Si nos Enquêtes étaient plus sérieuses.

de Régis Moulu

 

2 Rôles : Louis (le Cri) et Marie-Antoinette (un Bâillement).

 

Acte unique - Quelque part.

 

Louis. - Quand je crie, c'est haut en couleurs. Une lame coupante comme un sens interdit, tranchante comme la tour Eiffel. Tu avais disparu. Nous n'étions plus simultanés. Ton bras ne conduisait plus le mien. Tu étais partie très loin, plus loin que le sont nos morts. Tes objets ne parlaient plus que de toi tellement tu leurs manquais. L'obsession, je te jure que c'était l'obsession, celle qui décolle la langue et rime avec les yeux sur la lune, dès fois qu'on t'y verrait, dès fois qu'on puisse enfin savoir quelque chose à ton sujet. Quand je crie, c'est haut en couleurs. Et les chiens errants se font moins vagabonds et plus chapardeurs, on n'a plus le droit de perdre, de laisser passer, de ne pas fêter l'être cher, de ne plus ouvrir nos bouches pour la chair, je bois, j'ai bu, j'ai crié l'âme saoule, les cheveux en salade. Crier, crier à se surprendre soi-même d'avoir les mains sur les oreilles, de naissance. Où étais-tu ? Pas encore divisée, l'air frais me l'a dit. La peine de mort, c'est surtout la peine qu'on devrait avoir pour le mort - mais c'était pour après, que je me disais. Un gardien m'a vendu ton issue, s'est vendu : tu dormais, suspendue au bâillement, tu as ce charme de savoir ouvrir ton palais, tu étais sauvée, tu t'étais sauvée par la grande porte, porte-bonheur que je me disais, les dents regroupées pour la première fois depuis mon internement...

Marie-Antoinette. - C'est une chance qui nous était offerte !

Louis. - Mais avec le sentiment de ne jamais avoir été compris.

Marie-Antoinette. - Où était l'homme dans tout ça ?

Louis. - Car seule la femme que tu as su être pour moi a pu le dire. Ah, si la télévision m'était donnée. Je meurs de savoir que seuls les documentaires s'intéressent à moi. Mort et consigné, autrement dit mort deux fois !

Marie-Antoinette. - Pas pour moi. Louis, enlève ta perruque, il ne fait plus si froid. Le plus dur est passé. La raideur du métal qui nous glace à présent s'étale. Une barque, je veux une barque mon tout doux, mon nouveau chauve, mon exubérante momie. Tes sentiments te rendent montagne si je veux.

Louis. - Ta présence est mon gouffre.

Marie-Antoinette. - A chacun de tes cris, moi je baille.
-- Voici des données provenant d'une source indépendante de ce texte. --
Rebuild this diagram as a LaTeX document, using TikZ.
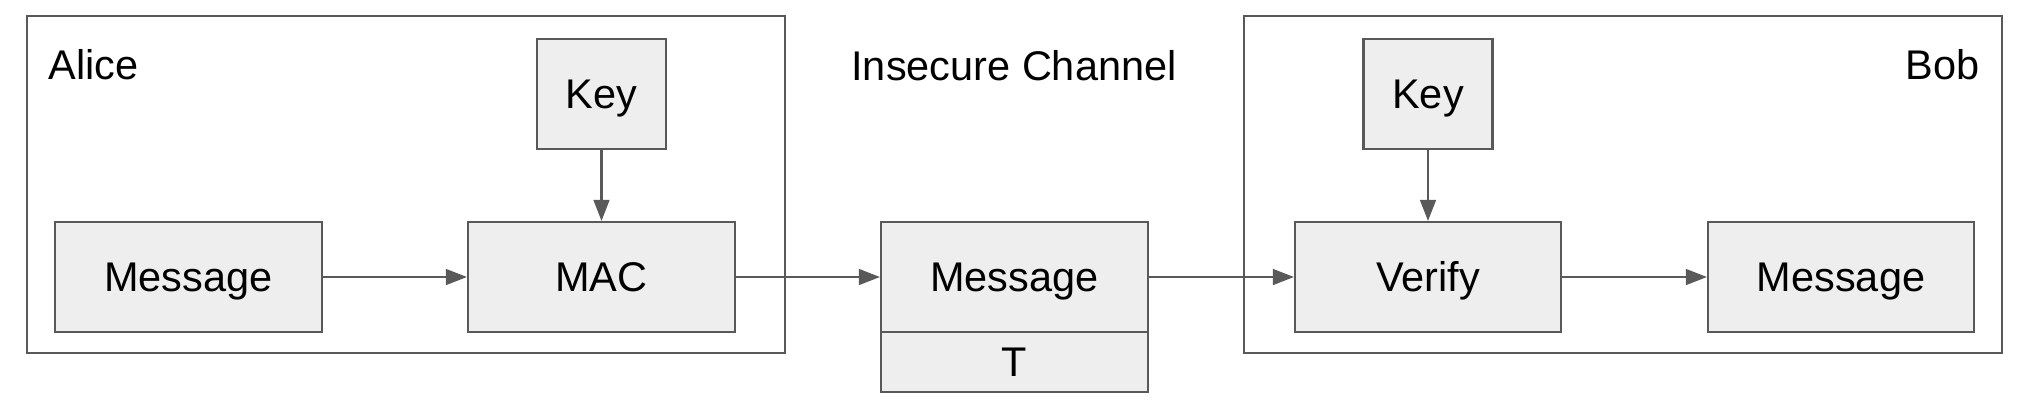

Nous communions, tous deux la bouche en o, tout le temps, à chaque épreuve j'en suis sûre, et à chaque joie mais là je ne le parierais pas... On a gagné d'avoir perdu la vie... Ça ne pouvait plus continuer : trop de réceptions, trop de robes, trop de bijoux, trop de matériaux bien trop précieux, bien trop épais. Mais comment le dire ? Comment le faire comprendre à ceux qui, le couteau à la main, nous jalousaient ? Et je baillais à longueur de lustres pour qu'on m'achève, qu'on m'ignore ou qu'on me déteste. Trop riche pour avoir le droit de se plaindre. Trop riche pour acheter la simplicité. Méprisez-moi petites gens. De vos paroles, j'en baille, voyez mes dents !

Louis. - Et pour notre plus grand bonheur, dussions-nous être patients, nos amis de l'époque, en toute bonté, s'intéressèrent enfin à nous !

Marie-Antoinette. - Bien qu'il soit encore plus grossier de tourner à l'infini en carrosse pour qu'ils nous voient, et même de s'habiller simplement pour qu'enfin ils nous reconnaissent comme étant des leurs. Et nous avons dû tourner, tourner, et tourner encore au point même d'envisager les villes les plus improbables comme Sainte-Ménéhould. Incroyable ! Incroyablement anecdotique !

Louis. - Mais comme toujours, ce qui est impossible à inventer se retient toujours le mieux. Et c'est avec ça, ma très douce, ma nouvelle coupe, mon exubérante momie que l'Histoire s'est rappelée de nous. Désormais, inutile de crier à l'univoque, inutile de bailler sur l'univers, nous sommes réunis comme le o qui s'est fait i, le oi de toi est le oi de moi, j'en ai la foi,

Boire le soir jusqu'à la nuit,

Voir ce noir et tout ce qui s'en suit,

Savoir croire nous a toujours sauvé la vie.

 

Fin.

... sous la contrainte d'écriture suivante :

Ecrire un dialogue dans lequel parlent Le cri et Le baillement.